Mainland Investor Behavior
The substantial southbound flows through Stock Connect reveal an important divergence in market perception between domestic and international investors. While foreign capital remains cautious, mainland Chinese investors appear to see value in Hong Kong’s discounted assets. This creates an interesting dynamic where domestic capital could potentially provide a floor for Hong Kong markets even as international capital remains on the sidelines. However, this reliance on domestic buying raises questions about market depth and the sustainability of any recovery without broader international participation.

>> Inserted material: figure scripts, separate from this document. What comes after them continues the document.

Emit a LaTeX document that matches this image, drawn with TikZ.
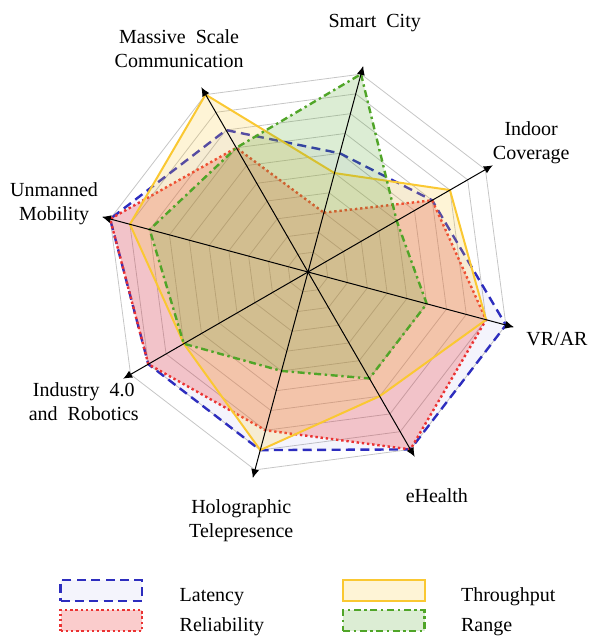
\documentclass[tikz,border=0pt]{standalone}
\usepackage{fontspec}
\setmainfont{Liberation Serif}[WordSpace=2]
\usetikzlibrary{arrows.meta, positioning}
\usepackage{xcolor}

\definecolor{latcol}{RGB}{45,45,190}
\definecolor{relcol}{RGB}{235,50,50}
\definecolor{thrcol}{RGB}{250,200,50}
\definecolor{rngcol}{RGB}{80,165,40}

\newcommand{\st}{0.36}

\tikzset{
    grid line/.style={gray!45, line width=0.4pt},
    axis line/.style={black, line width=0.5pt, -{Latex[length=4.5pt,width=4pt]}},
    lbl/.style={align=center, inner sep=1pt},
    latency/.style={draw=latcol, fill=latcol, fill opacity=0.05, line width=1.2pt, dash pattern=on 4.5pt off 2.7pt},
    reliability/.style={draw=relcol, fill=relcol, fill opacity=0.25, line width=1.2pt, dash pattern=on 1.2pt off 1.4pt},
    throughput/.style={draw=thrcol, fill=thrcol, fill opacity=0.2, line width=1pt},
    rangeline/.style={draw=rngcol, fill=rngcol, fill opacity=0.2, line width=1.2pt, dash pattern=on 3.5pt off 1.8pt on 1.2pt off 1.8pt},
    legbox/.style={minimum width=1.434cm, minimum height=0.36cm, inner sep=0pt},
    legtxt/.style={anchor=base west, inner sep=0pt}
}

\begin{document}
\begin{tikzpicture}
    \useasboundingbox (-5.4125,-6.4317) rectangle (4.9556,4.780);

    % grid
    \foreach \k in {1,...,10}
        \draw[grid line] (75:\k*\st) -- (30:\k*\st) -- (-15:\k*\st) -- (-60:\k*\st) -- (-105:\k*\st) -- (-150:\k*\st) -- (165:\k*\st) -- (120:\k*\st) -- cycle;

    % data
    \draw[latency] (75:6*\st) -- (30:7*\st) -- (-15:10*\st) -- (-60:10*\st) -- (-105:9*\st) -- (-150:9*\st) -- (165:10*\st) -- (120:8*\st) -- cycle;
    \draw[reliability] (75:3*\st) -- (30:7*\st) -- (-15:9*\st) -- (-60:10*\st) -- (-105:8*\st) -- (-150:9*\st) -- (165:10*\st) -- (120:7*\st) -- cycle;
    \draw[throughput] (75:5*\st) -- (30:8*\st) -- (-15:9*\st) -- (-60:7*\st) -- (-105:9*\st) -- (-150:7*\st) -- (165:9*\st) -- (120:10*\st) -- cycle;
    \draw[rangeline] (75:10*\st) -- (30:5*\st) -- (-15:6*\st) -- (-60:6*\st) -- (-105:5*\st) -- (-150:7*\st) -- (165:8*\st) -- (120:7*\st) -- cycle;

    % axes
    \coordinate (o) at (0,0);
    \foreach \a in {75,30,...,-240}
        \draw[axis line] (o) -- (\a:3.75);

    % labels
    \node[lbl] (city) at (75:4.53) {Smart City};
    \node[lbl] (indoor) at (30:4.53) {Indoor\\Coverage};
    \node[lbl] (vrar) at (-15:4.53) {VR/AR};
    \node[lbl] (ehealth) at (-60:4.53) {eHealth};
    \node[lbl] (holo) at (-105:4.53) {Holographic\\Telepresence};
    \node[lbl] (industry) at (-150:4.55) {Industry 4.0\\and Robotics};
    \node[lbl] (mobility) at (165:4.62) {Unmanned\\Mobility};
    \node[lbl] (massive) at (120:4.53) {Massive Scale\\Communication};

    % legend
    \node[legbox, latency] (latbox) at (-3.632,-5.597) {};
    \node[legbox, reliability] (relbox) at (-3.632,-6.124) {};
    \node[legbox, throughput] (thrbox) at (1.333,-5.597) {};
    \node[legbox, rangeline] (rngbox) at (1.333,-6.124) {};
    \node[legtxt] (lattxt) at (-2.262,-5.794) {Latency};
    \node[legtxt] (reltxt) at (-2.262,-6.321) {Reliability};
    \node[legtxt] (thrtxt) at (2.683,-5.794) {Throughput};
    \node[legtxt] (rngtxt) at (2.683,-6.321) {Range};
\end{tikzpicture}
\end{document}
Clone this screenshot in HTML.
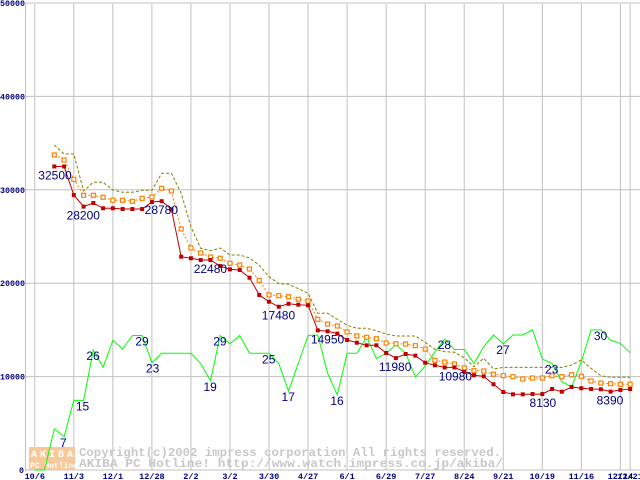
<!DOCTYPE html>
<html><head><meta charset="utf-8"><style>
body{margin:0;background:#fff;}
svg{display:block;font-family:"Liberation Mono","DejaVu Sans Mono",monospace;}
</style></head><body>
<svg id="c" width="640" height="480" viewBox="0 0 640 480">
<g id="grid"></g>
<g id="wm">
 <rect x="29" y="447" width="46" height="23" fill="#f8c89a"/>
 <text x="31" y="457" font-size="10" font-weight="bold" fill="#fff" letter-spacing="3">AKIBA</text>
 <text x="30" y="468" font-size="8" font-weight="bold" fill="#fff">PC Hotline!</text>
 <text x="79" y="456" font-size="12" fill="#c8c8c8" font-weight="bold" textLength="422" lengthAdjust="spacingAndGlyphs">Copyright(c)2002 impress corporation All rights reserved.</text>
 <text x="79" y="467" font-size="12" fill="#c8c8c8" font-weight="bold" textLength="424" lengthAdjust="spacingAndGlyphs">AKIBA PC Hotline!  http://www.watch.impress.co.jp/akiba/</text>
</g>
<g id="series"></g>
<g id="labels"></g>
</svg>
<script>
const yTicks=[0,10000,20000,30000,40000,50000];
const xTickLabels=["10/6","11/3","12/1","12/28","2/2","3/2","3/30","4/27","6/1","6/29","7/27","8/24","9/21","10/19","11/16","12/14","12/21"];
const xTickIdx=[-2,2,6,10,14,18,22,26,30,34,38,42,46,50,54,58,59];
const minPrice=[32500,32500,29440,28200,28590,28020,28020,27940,27940,27940,28690,28780,27910,22840,22670,22480,22480,21840,21480,21410,20590,18740,18020,17480,17800,17700,17630,14950,14850,14600,13920,13630,13350,13350,12530,11980,12420,12240,11490,11210,10980,10980,10520,10140,10030,9180,8350,8100,8100,8130,8130,8670,8380,8890,8750,8670,8640,8390,8570,8670];
const avgPrice=[33730,33190,31120,29410,29410,29200,28880,28880,28770,29090,29230,30160,29870,25800,23770,23230,22800,22670,22130,21950,21520,20310,18740,18660,18550,18280,18090,16130,15630,15420,14780,14350,14210,14060,13600,13520,13490,13310,12950,11740,11560,11350,10920,10630,10600,10250,10100,9990,9740,9850,9850,10100,9990,10200,10030,9530,9310,9240,9180,9180];
const maxPrice=[34800,33830,33830,29870,30800,30800,29980,29730,29730,29950,29950,31770,31770,29620,26050,23740,23480,23770,23020,23020,22700,21920,20700,19950,19880,19410,18920,16780,16780,16130,15490,15170,15170,14910,14560,14350,14350,14350,13670,12920,12670,12600,12020,11060,11960,10810,10990,10990,10990,10990,10990,10990,10990,11240,11780,10890,10100,9920,9920,9920];
const shopCount=[0,0,8.8,7.1,14.9,14.9,25.7,22,27.8,25.9,28.8,28.8,23,25,25,25,25,22.8,19.1,28.8,27,28.8,25,25,25,22.8,16.9,22.8,28.8,28.9,20.7,16.1,25,25,28.5,23.9,25,26.8,25,19.9,22.3,25.3,28,25.8,25.8,22.8,26.4,28.9,27,28.9,28.9,30,23.8,22.8,18.9,17.8,23.2,30,30,27.8,27.1,25.1];
const shopStart=-2;
const priceLabelIdx=[0,3,11,15,23,27,35,40,49,57];
const priceLabelText=["32500","28200","28780","22480","17480","14950","11980","10980","8130","8390"];
const priceLabelDx=[-16,-17,-17,-7,-17,-7,-17,-6,-3,-14];
const countLabelIdx=[1,2,4,8,10,16,17,22,24,29,40,46,51,56];
const countLabelText=["7","15","26","29","23","19","29","25","17","16","28","27","23","30"];
const countLabelDx=[-4,2,-7,3,-6,-7,-7,-7,-7,-7,-7,-7,-7,-7];
const NS="http://www.w3.org/2000/svg";
const X=i=>54.3+9.76*i;
const Y=v=>470-v*0.00934;
const YC=c=>470-c*4.67;
function mk(tag,attrs,parent){const e=document.createElementNS(NS,tag);for(const k in attrs)e.setAttribute(k,attrs[k]);parent.appendChild(e);return e;}
const grid=document.getElementById('grid'),ser=document.getElementById('series'),lab=document.getElementById('labels');
yTicks.forEach(v=>{
 const l=mk('line',{x1:25,x2:640,y1:Y(v),y2:Y(v),stroke:'#c0c0c0','stroke-width':1},grid);
 
 
 const s=String(v);
 const t=mk('text',{x:v?25:24,y:Y(v)+3,'text-anchor':'end','font-size':8.3,'font-weight':'bold',fill:'#000080'},grid);
 if(v){t.setAttribute('textLength',25);t.setAttribute('lengthAdjust','spacingAndGlyphs');}
 t.textContent=s;
 
 
});
xTickIdx.forEach((ix,k)=>{
 const l=mk('line',{x1:X(ix),x2:X(ix),y1:4,y2:470,stroke:'#c0c0c0','stroke-width':1},grid);
 
 
 const t=mk('text',{x:X(ix),y:479,'text-anchor':'middle','font-size':8.5,'font-weight':'bold',fill:'#000080'},grid);
 t.textContent=xTickLabels[k];
 
 
});
const ax=mk('line',{x1:25.5,x2:25.5,y1:4,y2:471,stroke:'#c0c0c0'},grid);


function pts(arr,fx,fy,off){return arr.map((v,i)=>fx(i+off).toFixed(1)+','+fy(v).toFixed(1)).join(' ');}
let p=mk('polyline',{points:pts(shopCount,X,YC,shopStart),fill:'none',stroke:'#00ff00','stroke-width':1},ser);


p=mk('polyline',{points:pts(maxPrice,X,Y,0),fill:'none',stroke:'#808000','stroke-width':1,'stroke-dasharray':'3,2'},ser);


p=mk('polyline',{points:pts(avgPrice,X,Y,0),fill:'none',stroke:'#ff8000','stroke-width':1,'stroke-dasharray':'2,2'},ser);


avgPrice.forEach((v,i)=>{const r=mk('rect',{x:X(i)-2,y:Y(v)-2,width:4,height:4,fill:'#fff',stroke:'#ff8000','stroke-width':1.2},ser);
 
 });
p=mk('polyline',{points:pts(minPrice,X,Y,0),fill:'none',stroke:'#c00000','stroke-width':1},ser);


minPrice.forEach((v,i)=>{const r=mk('rect',{x:X(i)-2,y:Y(v)-2,width:4,height:4,fill:'#c00000'},ser);
 
 });
priceLabelIdx.forEach((i,k)=>{const t=mk('text',{x:X(i)+priceLabelDx[k],y:Y(minPrice[i])+13,'font-size':12,fill:'#000080','font-family':'Liberation Sans, sans-serif'},lab);
 t.textContent=priceLabelText[k];
 
 });
countLabelIdx.forEach((i,k)=>{const t=mk('text',{x:X(i)+countLabelDx[k],y:YC(shopCount[i-shopStart])+10,'font-size':12,fill:'#000080','font-family':'Liberation Sans, sans-serif'},lab);
 t.textContent=countLabelText[k];
 
 });
</script>
</body></html>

The Regulatory Transformation
CSRC Chairman Wu Qing’s emphasis on financing science and technology companies signals a strategic pivot in China’s capital markets allocation. Rather than supporting traditional industries, regulators are explicitly channeling capital toward strategic sectors aligned with national technological ambitions. This represents a significant evolution from China’s previous growth model and creates both opportunities and risks. While it may accelerate innovation in targeted sectors, it could also lead to capital misallocation if investment decisions become overly politicized rather than market-driven.
Navigating the Contradictions
The current Chinese market landscape presents investors with multiple contradictions: strong corporate earnings amid economic slowdown, policy rhetoric without immediate action, and domestic confidence contrasting with international caution. This environment requires sophisticated analysis beyond surface-level indicators. The coming weeks will be critical for determining whether current patterns represent temporary dislocation or a more permanent revaluation of Chinese assets. The key watchpoints include concrete stimulus measures, follow-through on trade truce commitments, and whether the manufacturing contraction spreads to services—potentially creating a more comprehensive slowdown that even resilient corporations cannot withstand.